I am Not Henry Lawson’s Daughter cries Bertha Lawson (Jago), whose image is modelled on a charming 1913 portrait by Florence Rodway, highlighting young Bertha’s beauty and strong-minded presence. She lived scandalously with her future husband, the writer Walter Jago, worked as a librarian, wrote extensively, and was active in the Fellowship of Australian Writers.
Who was Lala Fisher? She was much more than Henry Lawson’s friend. This well-travelled poet hailed from Rockhampton, left town, and never looked back. She was a member of London Writer’s Club, an avowed feminist (and Queensland delegate to the 1899 International Congress of Women) and was a force in Sydney literary, artistic and theatrical circles as a popular lecturer, songwriter and part proprietor of the Theatre Magazine.
Sister Aberta de Villiers MacCallum was clearly not just Henry Lawson’s Nurse, although her name appears in the history of the Darlinghurst Lunatic Asylum as the competent and sympathetic Matron-in-Charge during Lawson’s many later voluntary hospitalisations. It is difficult to uncover more information on her interesting professional and political life. Was she as ardent a feminist and safe sex health pioneer as her New Zealand companion Ettie Rout? Together they established the Home Companions for Australia scheme in response to Britain’s post-war women surplus. They supported patriotic, serious-minded girls who were prepared to rough it and go bush, where white women were scarce. Not surprisingly, only about forty women took up this Imperial challenge.
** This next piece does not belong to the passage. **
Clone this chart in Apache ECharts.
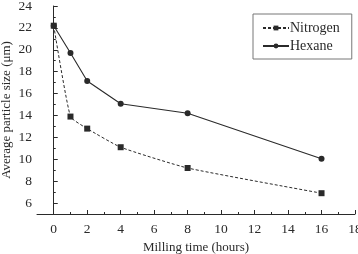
<!DOCTYPE html>
<html>
<head>
<meta charset="utf-8">
<script src="https://cdn.jsdelivr.net/npm/echarts@6/dist/echarts.min.js"></script>
<style>
  html, body { margin: 0; padding: 0; background: #fff; }
  #chart { width: 358px; height: 254px; }
</style>
</head>
<body>
<div id="chart"></div>
<script>
const millingHours = [0, 1, 2, 4, 8, 16];
const nitrogenSize = [22.2, 13.9, 12.8, 11.1, 9.2, 6.9];
const hexaneSize = [22.2, 19.7, 17.15, 15.07, 14.2, 10.05];

const xMajorTicks = [0, 2, 4, 6, 8, 10, 12, 14, 16, 18];
const xMinorTicks = [1, 3, 5, 7, 9, 11, 13, 15, 17];
const yMajorTicks = [6, 8, 10, 12, 14, 16, 18, 20, 22, 24];
const yMinorTicks = [7, 9, 11, 13, 15, 17, 19, 21, 23];

const ink = "#2a2a2a";
const serif = "Liberation Serif";

const chart = echarts.init(document.getElementById("chart"));

const pairs = (ys) => millingHours.map((x, i) => [x, ys[i]]);

const option = {
  animation: false,
  textStyle: { fontFamily: serif, color: ink },
  grid: { left: 37, right: 3, top: 6, bottom: 40, containLabel: false, outerBoundsMode: "none" },
  legend: {
    orient: "vertical",
    left: 253,
    top: 14,
    padding: [7, 12, 6, 9],
    itemGap: 4,
    itemWidth: 26,
    itemHeight: 6,
    borderColor: "#777",
    borderWidth: 1,
    textStyle: { fontFamily: serif, fontSize: 14, color: ink, padding: [0, 0, 0, -4] },
    data: ["Nitrogen", "Hexane"],
  },
  xAxis: [
    {
      type: "value",
      min: -1,
      max: 18,
      name: "Milling time (hours)",
      nameLocation: "middle",
      nameGap: 27,
      nameMoveOverlap: false,
      nameTextStyle: { fontFamily: serif, fontSize: 13, color: ink },
      axisLine: { lineStyle: { color: ink, width: 1 } },
      axisTick: { inside: true, length: 4, customValues: xMajorTicks, lineStyle: { color: ink } },
      axisLabel: { customValues: xMajorTicks, margin: 8, fontFamily: serif, fontSize: 13.5, color: ink },
      splitLine: { show: false },
    },
    {
      type: "value",
      min: -1,
      max: 18,
      position: "bottom",
      axisLine: { show: false },
      axisTick: { inside: true, length: 2, customValues: xMinorTicks, lineStyle: { color: ink } },
      axisLabel: { show: false },
      splitLine: { show: false },
    },
  ],
  yAxis: [
    {
      type: "value",
      min: 5,
      max: 24,
      name: "Average particle size (\u03bcm)",
      nameLocation: "middle",
      nameGap: 24,
      nameMoveOverlap: false,
      nameTextStyle: { fontFamily: serif, fontSize: 13, color: ink },
      axisLine: { show: true, lineStyle: { color: ink, width: 1 } },
      axisTick: { show: true, inside: true, length: 4, customValues: yMajorTicks, lineStyle: { color: ink } },
      axisLabel: { customValues: yMajorTicks, margin: 5, fontFamily: serif, fontSize: 13.5, color: ink },
      splitLine: { show: false },
    },
    {
      type: "value",
      min: 5,
      max: 24,
      position: "left",
      axisLine: { show: false },
      axisTick: { show: true, inside: true, length: 2, customValues: yMinorTicks, lineStyle: { color: ink } },
      axisLabel: { show: false },
      splitLine: { show: false },
    },
  ],
  series: [
    {
      name: "Nitrogen",
      type: "line",
      data: pairs(nitrogenSize),
      symbol: "rect",
      symbolSize: 6,
      smooth: 0.15,
      lineStyle: { color: ink, width: 1, type: [3, 2] },
      itemStyle: { color: ink },
    },
    {
      name: "Hexane",
      type: "line",
      data: pairs(hexaneSize),
      symbol: "circle",
      symbolSize: 6,
      lineStyle: { color: ink, width: 1.1 },
      itemStyle: { color: ink },
    },
  ],
};

chart.setOption(option);
</script>
</body>
</html>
Mrs Isabel Byers was not just Henry Lawson’s housekeeper, although this generous, older companion certainly looked out for the poet after his separation from Bertha, and when he was at his lowest psychological ebb. Literary history describes her as Henry Lawson’s “Little Mother’ or the “Little Landlady” as he affectionately called her (scribbling a few lines to his friend George Robertson, “I can’t live without her anyhow. I can’t live without a woman messing about me”)viii Lawson also wrote Byers into many of his later poems and stories (eg. ‘Little Landlady’ in Previous Convictions, 1919-21), and was no doubt grateful for her care and acceptance of his alcoholism. It’s hard to look beyond Byers’ ministrations, but her tea-towel portrait prompts us to also consider this diminutive and little-known figure as a smart business woman running successful coffee house and boarding houses in North Sydney; as a literary agent (for Lawson in bad times); and as a fellow poet.
These women were writers, progressive thinkers and hard-working working women who lived unconventional lives. They emerge from Fiona MacDonald’s laundry-tub to tell their own dramatic tales – distinctive stories of modern Australian womanhood that are central to our national character.